E. IRS regulations cannot be found to supersede FOIA absent statutory intent.

Finally, the IRS relies on the detailed access provisions contained in the regulation adopted to effect section 6104’s mandates. Section 6104 delegates to the Secretary of the Treasury the authority to promulgate certain implementing regulations. 26 U.S.C. § 6104(b) (“The information required to be furnished [by section 6104] . . . shall be made available to the public at such times and in such places as the Secretary may prescribe.”). The IRS contends that — at least as of November 2002 — Treasury adopted regulations that “expressly construe[ ] section 6104 as providing a comprehensive and exclusive disclosure scheme.” Reply at 4-5; see 26 C.F.R. § 601.702(d)(3).

However, the IRS misstates the extent of the Secretary’s power. The rulemaking power is only a limited grant of authority “to adopt regulations to carry into effect the will of Congress as expressed by the statute.” U.S. v. Larionoff, 431 U.S. 864, 873 n.12 (1977). If a dispute arises as to proper statutory interpretation, courts and federal agencies must defer to congressional intent. Lessner v. U.S. Dep’t of Commerce, 827 F.2d 1333, 1335 (9th Cir. 1987). “If the intent of Congress is clear, that is the end of the matter.” Chevron, U.S.A., Inc. v. Natural Res. Def. Council, Inc., 467 U.S. 837, 842 (1984).

As discussed, the congressional intent behind FOIA is clear, and nothing in the text, structure, purpose, or legislative history of either statute indicates that section 6104 should supersede FOIA. See Tax Analysts v. I.R.S., 350 F.3d 100, 103 (D.C. Cir. 2003) (holding that certain regulations implementing section 6110 were inconsistent with the statute’s meaning, as determined by these “traditional tools of statutory interpretation” (quoting Pharm. Research & Mfrs. of Am. v. Thompson, 251 F.3d 219, 224 (D.C. Cir. 2001))). The IRS cannot achieve through rulemaking what it was not permitted to do by Congress.

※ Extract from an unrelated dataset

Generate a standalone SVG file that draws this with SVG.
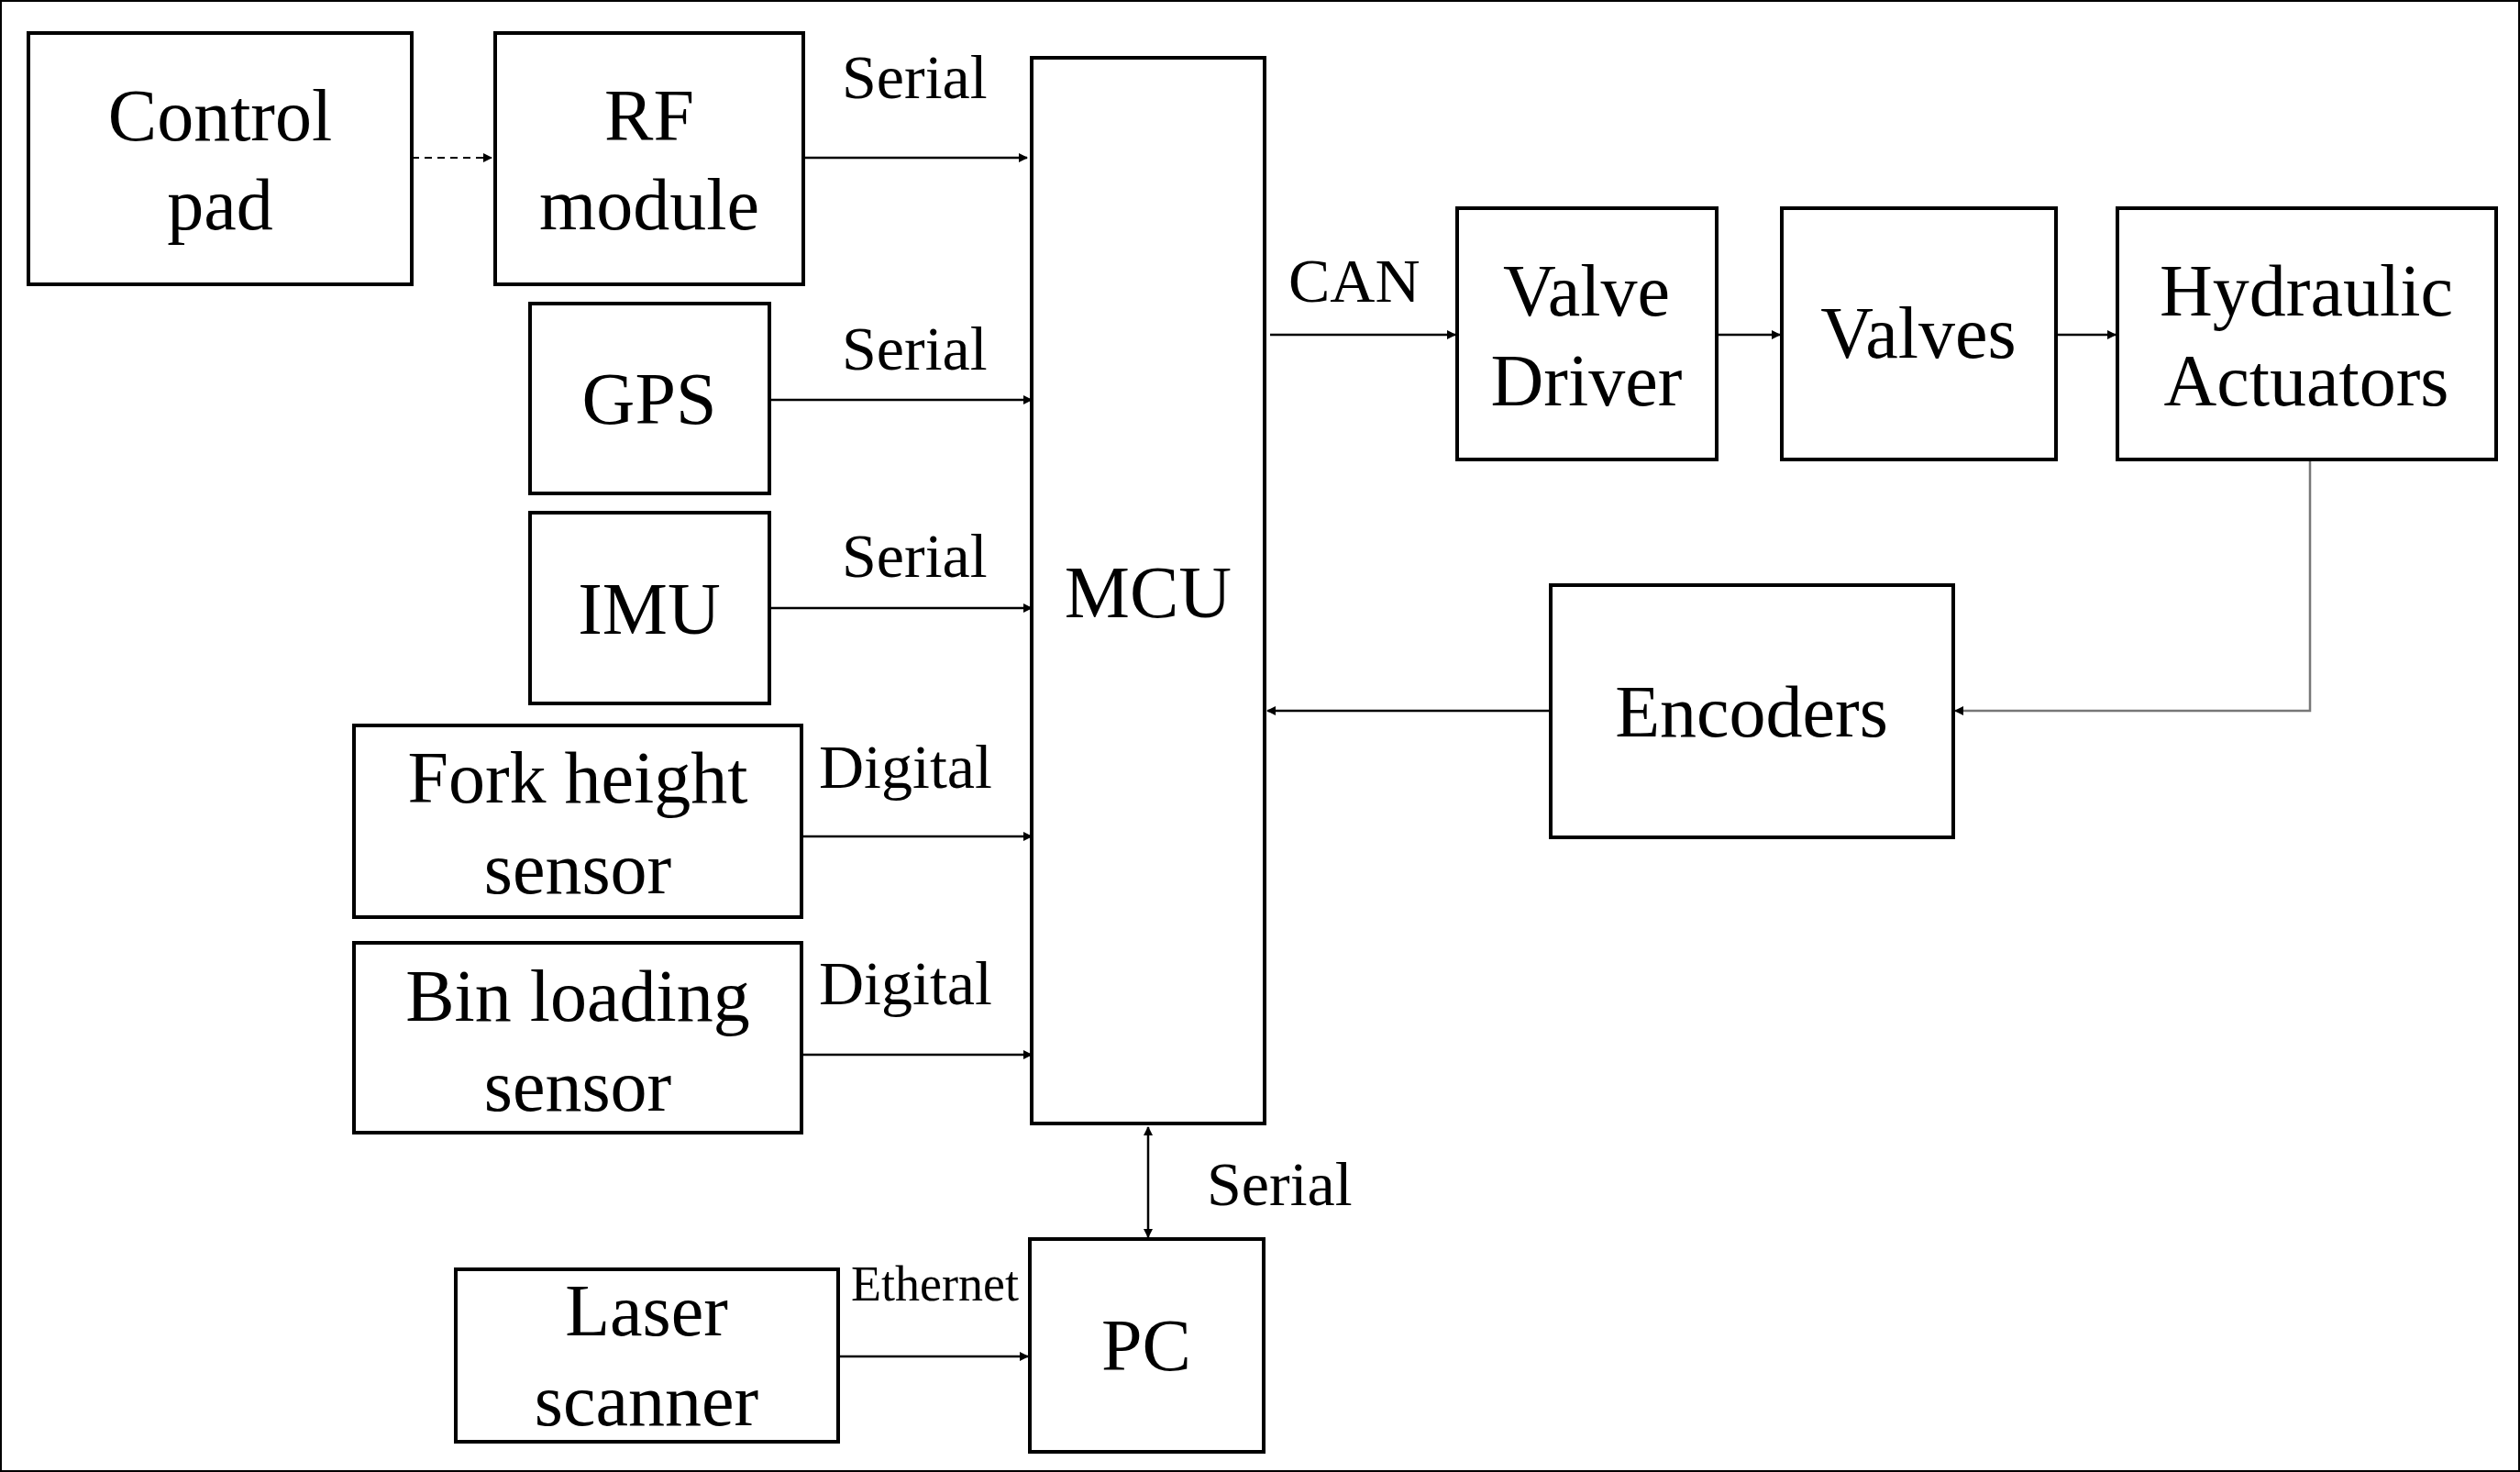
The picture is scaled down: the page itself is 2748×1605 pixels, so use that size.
<svg xmlns="http://www.w3.org/2000/svg" width="2748" height="1605" viewBox="0 0 2748 1605">
<style>
rect{fill:#fff;stroke:#000;stroke-width:4}
text{font-family:"Liberation Serif","Times New Roman",serif;fill:#000}
.n{font-size:80px;text-anchor:middle}
.l{font-size:68px}
.c{stroke:#000;stroke-width:2.5;fill:none}
</style>
<defs>
<marker id="a" markerWidth="10" markerHeight="10" refX="9" refY="5" orient="auto-start-reverse" markerUnits="userSpaceOnUse" viewBox="0 0 10 10"><path d="M0,0 L10,5 L0,10z" fill="#000"/></marker>
</defs>
<rect width="2748" height="1605" fill="#fff" stroke="none"/>
<g id="connectors">
<line class="c" x1="449" y1="172" x2="536" y2="172" stroke-dasharray="8,6" marker-end="url(#a)" style="stroke-width:2"/>
<line class="c" x1="876" y1="172" x2="1120" y2="172" marker-end="url(#a)"/>
<line class="c" x1="839" y1="436" x2="1125" y2="436" marker-end="url(#a)"/>
<line class="c" x1="839" y1="663" x2="1125" y2="663" marker-end="url(#a)"/>
<line class="c" x1="874" y1="912" x2="1125" y2="912" marker-end="url(#a)"/>
<line class="c" x1="874" y1="1150" x2="1125" y2="1150" marker-end="url(#a)"/>
<line class="c" x1="1385" y1="365" x2="1587" y2="365" marker-end="url(#a)"/>
<line class="c" x1="1872" y1="365" x2="1941" y2="365" marker-end="url(#a)"/>
<line class="c" x1="2242" y1="365" x2="2307" y2="365" marker-end="url(#a)"/>
<polyline class="c" points="2519,501 2519,775 2132,775" style="stroke:#777" marker-end="url(#a)"/>
<line class="c" x1="1691" y1="775" x2="1382" y2="775" marker-end="url(#a)"/>
<line class="c" x1="1252" y1="1229" x2="1252" y2="1349" marker-start="url(#a)" marker-end="url(#a)"/>
<line class="c" x1="914" y1="1479" x2="1121" y2="1479" marker-end="url(#a)"/>
</g>
<g id="labels">
<text class="l" x="918" y="107">Serial</text>
<text class="l" x="918" y="403">Serial</text>
<text class="l" x="918" y="629">Serial</text>
<text class="l" x="893" y="859">Digital</text>
<text class="l" x="893" y="1095">Digital</text>
<text class="l" x="1405" y="329">CAN</text>
<text class="l" x="1316" y="1314">Serial</text>
<text x="928" y="1418" style="font-size:54px">Ethernet</text>
</g>
<g id="control-pad"><rect x="31" y="36" width="418" height="274"/><text class="n" x="240" y="153">Control</text><text class="n" x="240" y="250">pad</text></g>
<g id="rf-module"><rect x="540" y="36" width="336" height="274"/><text class="n" x="708" y="153">RF</text><text class="n" x="708" y="250">module</text></g>
<g id="gps"><rect x="578" y="331" width="261" height="207"/><text class="n" x="708" y="462">GPS</text></g>
<g id="imu"><rect x="578" y="559" width="261" height="208"/><text class="n" x="708" y="691">IMU</text></g>
<g id="fork"><rect x="386" y="791" width="488" height="209"/><text class="n" x="630" y="875">Fork height</text><text class="n" x="630" y="974">sensor</text></g>
<g id="bin"><rect x="386" y="1028" width="488" height="207"/><text class="n" x="630" y="1113">Bin loading</text><text class="n" x="630" y="1211">sensor</text></g>
<g id="mcu"><rect x="1125" y="63" width="254" height="1162"/><text class="n" x="1252" y="673">MCU</text></g>
<g id="valve-driver"><rect x="1589" y="227" width="283" height="274"/><text class="n" x="1730" y="344">Valve</text><text class="n" x="1730" y="442">Driver</text></g>
<g id="valves"><rect x="1943" y="227" width="299" height="274"/><text class="n" x="2092" y="390">Valves</text></g>
<g id="hydraulic"><rect x="2309" y="227" width="413" height="274"/><text class="n" x="2515" y="344">Hydraulic</text><text class="n" x="2515" y="442">Actuators</text></g>
<g id="encoders"><rect x="1691" y="638" width="439" height="275"/><text class="n" x="1910" y="803">Encoders</text></g>
<g id="pc"><rect x="1123" y="1351" width="255" height="232"/><text class="n" x="1250" y="1494">PC</text></g>
<g id="laser"><rect x="497" y="1384" width="417" height="188"/><text class="n" x="705" y="1456">Laser</text><text class="n" x="705" y="1554">scanner</text></g>
</svg>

II. ADMINISTRATIVE PROCEDURE ACT

As an alternative to its claims under FOIA, PRO seeks declaratory and injunctive relief under the APA, challenging as arbitrary and capricious the IRS’s determination that Forms 990 in MeF format are not required to be released under FOIA. Compl. ¶¶ 61-62. The IRS argues that this claim should be dismissed for the same reason as the FOIA claim — that section 6104 preempts FOIA. Def.’s Mot. to Dismiss at 8. As I have determined that section 6104 does not preempt, and as the IRS raises no additional arguments, the IRS’s motion fails with respect to the APA claim. While PRO will eventually have to elect its remedy, it need not do so now.

CONCLUSION

For the reasons set forth above, Defendant’s motion to dismiss for failure to state a claim is DENIED.
IT IS SO ORDERED.

DATED: June 20, 2014.

William H. Orrick
United States District Judge
FOOTNOTE

1 Focusing on its argument that section 6104 preempts FOIA, the IRS does not argue that section 6104 creates a statutory exemption to FOIA under 5 U.S.C. § 552(b)(3). FOIA’s (b)(3) exemption provides that material can be withheld from production under FOIA where a statute “requires that the matters be withheld from the public in such a manner as to leave no discretion on the issue; or [ ] establishes particular criteria for withholding or refers to particular types of matters to be withheld.” 5 U.S.C. § 552(b)(3)(A).